State Key Laboratory on Intelligent Technology and Systems Department of Computer Science and Technology

> Tsinghua Universit tChengfu Road, Tsinghua niversity Beijing, 100084, China lightning2-u.an@126.com

**Abstract:** Since the simulations for etching and deposition are increasingly time consuming, we explore the parallel computing mechanism of a typical profile evolution model on GPU platform in order to accelerate the process. It turns out the traditional parallelism will lead to either data unsafety or low efficiency, because of GPU's special architecture and a lack of safe protocols to protect a memory address from being simultaneously written by multi-threads. To overcome the dilemma, we propose an advanced parallel computing mechanism suitable for GPU platform by dividing each Thread's work into several parts. It is theoretically and experimentally proven that the multi-Threads writing the same address can be totally avoided. Experiment results show that the advanced parallel model is much faster than the traditional serial one.

### **1** Introduction

More and more efforts are made to explore the mechanism and principles of the plasma etching process during the manufacturing of microelectronic devices, and computer simulation is becoming an essential way to study, and even to predict this complicated process.

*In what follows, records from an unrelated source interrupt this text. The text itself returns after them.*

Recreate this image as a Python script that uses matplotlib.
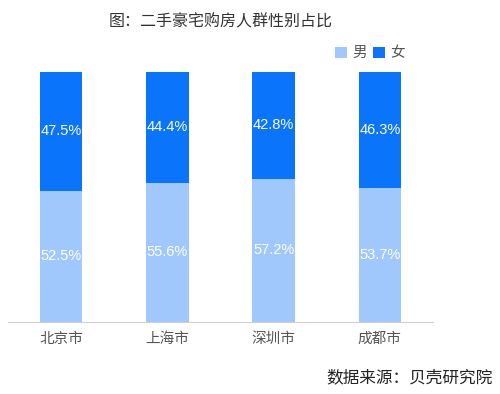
import matplotlib
matplotlib.use("Agg")
import matplotlib.pyplot as plt

plt.rcParams['font.family'] = ['Noto Sans CJK SC', 'DejaVu Sans']

cities = ['北京市', '上海市', '深圳市', '成都市']
male = [52.5, 55.6, 57.2, 53.7]
female = [47.5, 44.4, 42.8, 46.3]
series_names = ['男', '女']

c_male = '#a0c8fd'
c_female = '#0a74fb'

fig = plt.figure(figsize=(5, 3.94), dpi=100)
ax = fig.add_axes([0.016, 0.1827, 0.85, 0.635])
x = range(len(cities))
b1 = ax.bar(x, male, width=0.4, color=c_male, label=series_names[0])
b2 = ax.bar(x, female, width=0.4, bottom=male, color=c_female, label=series_names[1])
for i in x:
    ax.text(i, male[i] / 2, f'{male[i]}%', ha='center', va='center', color='white',
            fontsize=10.5, family=['Liberation Sans', 'DejaVu Sans'])
    ax.text(i, male[i] + female[i] / 2, f'{female[i]}%', ha='center', va='center', color='white',
            fontsize=10.5, family=['Liberation Sans', 'DejaVu Sans'])
ax.set_xlim(-0.5, 3.5)
ax.set_ylim(0, 100)
ax.set_xticks(list(x))
ax.set_xticklabels(cities, fontsize=10.5, color='#555555')
ax.tick_params(axis='x', length=0, pad=7)
ax.set_yticks([])
for s in ['top', 'right', 'left']:
    ax.spines[s].set_visible(False)
ax.spines['bottom'].set_color('#d0d0d0')

fig.text(0.442, 0.944, '图：二手豪宅购房人群性别占比', ha='center', va='center', fontsize=11.5, color='#333333')
leg = fig.legend(handles=[b1, b2], loc='center', bbox_to_anchor=(0.74, 0.865), ncol=2, frameon=False,
                 fontsize=10.5, handlelength=0.8, handleheight=0.8, columnspacing=0.4, handletextpad=0.4)
for t in leg.get_texts():
    t.set_color('#555555')
fig.text(0.986, 0.04, '数据来源：贝壳研究院', ha='right', va='center', fontsize=12, color='#222222')

fig.savefig('out.png', dpi=100)
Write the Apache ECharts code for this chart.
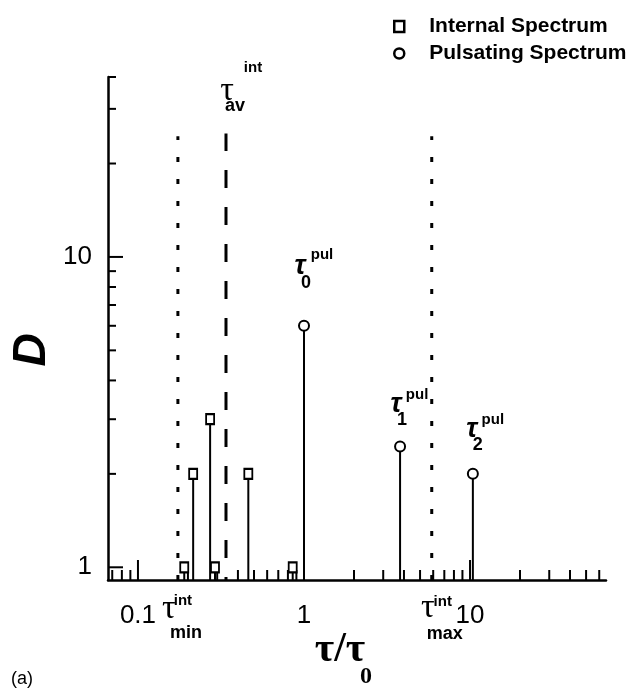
<!DOCTYPE html>
<html><head><meta charset="utf-8">
<script src="https://cdn.jsdelivr.net/npm/echarts@6/dist/echarts.min.js"></script>
<style>html,body{margin:0;padding:0;background:#fff}#c{width:634px;height:691px}</style>
</head><body><div id="c"></div>
<script>
// ---------------- data ----------------
const internalTau  = [0.190, 0.215, 0.272, 0.291, 0.462, 0.855];
const internalD    = [1, 2, 3, 1, 2, 1];
const pulsatingTau = [1.0, 3.79, 10.4];
const pulsatingD   = [6, 2.45, 2];
const refTau = [0.174, 0.339, 5.88];   // tau_min, tau_av, tau_max
const refTop = [24.5, 25, 24.5];
const xTickValues = [0.1, 1, 10];
const xTickLabels = ['0.1', '1', '10'];
const yTickValues = [1, 10];
const yTickLabels = ['1', '10'];
const xMinorTicks = [0.07, 0.08, 0.09, 0.2, 0.3, 0.4, 0.5, 0.6, 0.7, 0.8, 0.9, 2, 3, 4, 5, 6, 7, 8, 9, 20, 30, 40, 50, 60];
const yMinorTicks = [2, 3, 4, 5, 6, 7, 8, 9, 20, 30];
const xRange = [0.066, 65.9];
const yRange = [0.91, 38];
const seriesNames = ['Internal Spectrum', 'Pulsating Spectrum'];
const annotBase = ['τ', 'τ', 'τ', 'τ', 'τ', 'τ'];
const annotSub  = ['min', 'av', 'max', '0', '1', '2'];
const annotSup  = ['int', 'int', 'int', 'pul', 'pul', 'pul'];

// ---------------- styling / layout ----------------
const SERIF = "'Liberation Serif', 'Times New Roman', serif";
const SANS = "'Liberation Sans', Arial, sans-serif";

const annotLayout = [
  // [baseDx, baseDy, subDx, subDy, supDx, supDy]
  [-9, 29, 8, 53, 5, 21],
  [1, -42, 9, -27, 27, -66],
  [-4, 28, 13, 54, 11, 22],
  [-4, -59, 2, -43, 18, -71],
  [-4, -42, 2, -26, 17, -52],
  [-1, -44, 5, -29, 20, -54]
];

const annotAnchors = [
  [refTau[0], yRange[0]], [refTau[1], refTop[1]], [refTau[2], yRange[0]],
  [pulsatingTau[0], pulsatingD[0]], [pulsatingTau[1], pulsatingD[1]], [pulsatingTau[2], pulsatingD[2]]
];

function labelFor(values, labels) {
  return function (v) {
    for (let i = 0; i < values.length; i++) {
      if (Math.abs(Math.log10(v) - Math.log10(values[i])) < 1e-6) return labels[i];
    }
    return '';
  };
}

const xTicks = xTickValues.map(v => [v, yRange[0], 1]).concat(xMinorTicks.map(v => [v, yRange[0], 0]));
const yTicks = yTickValues.map(v => [xRange[0], v, 1]).concat(yMinorTicks.map(v => [xRange[0], v, 0])).concat([[xRange[0], yRange[1], 0]]);

const internalData = internalTau.map((t, i) => [t, internalD[i]]);
const pulsatingData = pulsatingTau.map((t, i) => [t, pulsatingD[i]]);
const stemData = internalData.concat(pulsatingData);
const refData = refTau.map((t, i) => [t, refTop[i], i]);

const chart = echarts.init(document.getElementById('c'));

const option = {
  animation: false,
  backgroundColor: '#fff',
  grid: { left: 108, right: 28, top: 77, bottom: 111, outerBoundsMode: 'none', containLabel: false },
  legend: {
    orient: 'vertical', left: 388, top: 11, itemWidth: 10, itemHeight: 11, itemGap: 6,
    data: seriesNames,
    itemStyle: { borderWidth: 2.5, borderColor: '#000', color: '#fff' },
    textStyle: { fontFamily: SANS, fontWeight: 'bold', fontSize: 21, color: '#000', padding: [0, 0, 0, 20] }
  },
  xAxis: {
    type: 'log', logBase: 10, min: xRange[0], max: xRange[1],
    axisLine: { lineStyle: { color: '#000', width: 2.5 } },
    axisTick: { show: false }, minorTick: { show: false }, splitLine: { show: false },
    axisLabel: { formatter: labelFor(xTickValues, xTickLabels), margin: 23, fontSize: 26, color: '#000', fontFamily: SANS }
  },
  yAxis: {
    type: 'log', logBase: 10, min: yRange[0], max: yRange[1],
    axisLine: { lineStyle: { color: '#000', width: 2.5 } },
    axisTick: { show: false }, minorTick: { show: false }, splitLine: { show: false },
    axisLabel: { formatter: labelFor(yTickValues, yTickLabels), margin: 16, fontSize: 26, color: '#000', fontFamily: SANS }
  },
  graphic: [
    { type: 'text', x: 32, y: 350, rotation: Math.PI / 2,
      style: { text: 'D', align: 'center', verticalAlign: 'middle', fontFamily: SANS, fontWeight: 'bold', fontStyle: 'italic', fontSize: 46, fill: '#000' } },
    { type: 'text', x: 340, y: 650,
      style: { text: 'τ/τ', align: 'center', verticalAlign: 'middle', fontFamily: SERIF, fontWeight: 'bold', fontSize: 42, fill: '#000' } },
    { type: 'text', x: 366, y: 677,
      style: { text: '0', align: 'center', verticalAlign: 'middle', fontFamily: SERIF, fontWeight: 'bold', fontSize: 24, fill: '#000' } },
    { type: 'text', x: 22, y: 679,
      style: { text: '(a)', align: 'center', verticalAlign: 'middle', fontFamily: SANS, fontSize: 18, fill: '#000' } }
  ],
  series: [
    {
      type: 'custom', name: 'refLines', silent: true, clip: false, z: 1,
      data: refData,
      renderItem: function (params, api) {
        const x = api.value(0), top = api.value(1), k = api.value(2);
        const p0 = api.coord([x, yRange[0]]);
        const p1 = api.coord([x, top]);
        const dashed = k === 1;
        return {
          type: 'line',
          shape: { x1: p0[0], y1: p0[1], x2: p1[0], y2: p1[1] },
          style: dashed
            ? { stroke: '#000', lineWidth: 3, lineDash: [18, 19], lineDashOffset: 15 }
            : { stroke: '#000', lineWidth: 3, lineDash: [5, 17] }
        };
      }
    },
    {
      type: 'custom', name: 'stems', silent: true, clip: false, z: 2,
      data: stemData,
      renderItem: function (params, api) {
        const x = api.value(0), y = api.value(1);
        const p0 = api.coord([x, yRange[0]]);
        const p1 = api.coord([x, y]);
        return { type: 'line', shape: { x1: p0[0], y1: p0[1], x2: p1[0], y2: p1[1] }, style: { stroke: '#000', lineWidth: 2 } };
      }
    },
    {
      type: 'custom', name: 'xTicks', silent: true, clip: false, z: 3,
      data: xTicks,
      renderItem: function (params, api) {
        const p = api.coord([api.value(0), api.value(1)]);
        const len = api.value(2) ? 20 : 10;
        return { type: 'line', shape: { x1: p[0], y1: p[1], x2: p[0], y2: p[1] - len }, style: { stroke: '#000', lineWidth: 2 } };
      }
    },
    {
      type: 'custom', name: 'yTicks', silent: true, clip: false, z: 3,
      data: yTicks,
      renderItem: function (params, api) {
        const p = api.coord([api.value(0), api.value(1)]);
        const len = api.value(2) ? 15 : 8;
        return { type: 'line', shape: { x1: p[0], y1: p[1], x2: p[0] + len, y2: p[1] }, style: { stroke: '#000', lineWidth: 2 } };
      }
    },
    {
      type: 'custom', name: 'annotations', silent: true, clip: false, z: 4,
      data: annotAnchors,
      renderItem: function (params, api) {
        const i = params.dataIndex;
        const p = api.coord([api.value(0), api.value(1)]);
        const L = annotLayout[i];
        const pul = i >= 3;
        const mk = (txt, dx, dy, st) => ({
          type: 'text', x: p[0] + dx, y: p[1] + dy,
          style: Object.assign({ text: txt, fill: '#000', align: 'center', verticalAlign: 'middle' }, st)
        });
        return {
          type: 'group', children: [
            mk(annotBase[i], L[0], L[1], pul
              ? { fontFamily: SANS, fontWeight: 'bold', fontStyle: 'italic', fontSize: 27 }
              : { fontFamily: SERIF, fontSize: 34 }),
            mk(annotSub[i], L[2], L[3], { fontFamily: SANS, fontWeight: 'bold', fontSize: pul ? 18 : 18 }),
            mk(annotSup[i], L[4], L[5], { fontFamily: SANS, fontWeight: 'bold', fontSize: 15 })
          ]
        };
      }
    },
    {
      type: 'scatter', name: seriesNames[0], z: 5,
      data: internalData, symbol: 'rect', symbolSize: [8, 10],
      itemStyle: { color: '#fff', borderColor: '#000', borderWidth: 2, opacity: 1 }
    },
    {
      type: 'scatter', name: seriesNames[1], z: 5,
      data: pulsatingData, symbol: 'circle', symbolSize: 10,
      itemStyle: { color: '#fff', borderColor: '#000', borderWidth: 2, opacity: 1 }
    }
  ]
};
chart.setOption(option);
</script>
</body></html>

Different models are used to simulate and to explore the process with some common species of gas and substrate. Since the Continuous Cellular Automata (CCA) was introduced[ZC00], many others extended and improved the model in different aspects by expanding the traditional 2D cellular model into a 3D model and introduced a time compensation algorithm [Ka99], combining complicated and specific physical and chemical principles into a 3D profile evolution model[GSV10], exploring more details about the electric field in the plasma etching process[MAC08]. To reduce the simulation time, we explore the potential mechanism of parallel computing for the traditional 2D profile evolution model on GPU (Graphic Processing Unit) by tracking movements of a swarm of particles simultaneously. However, the traditional way to translate a serial program into a parallel one fails on this model because of some special architectures and so called "warp" mechanism of GPU, which cannot provide a highly efficient way to protect a memory address being written by multi-Threads. So we propose an advanced parallel computing mechanism that disintegrates the incidence-sputtering process into several subtasks to prevent multi-Threads from writing the same memory address and keep efficiency. The next Section briefly introduces the traditional profile evolution model; Section 3 discusses in detail about the problem with a common design of parallel computing using GPU, and then proposes an advanced mechanism; experiments and results of the advanced parallel model are reported in Section 4 with some analyses.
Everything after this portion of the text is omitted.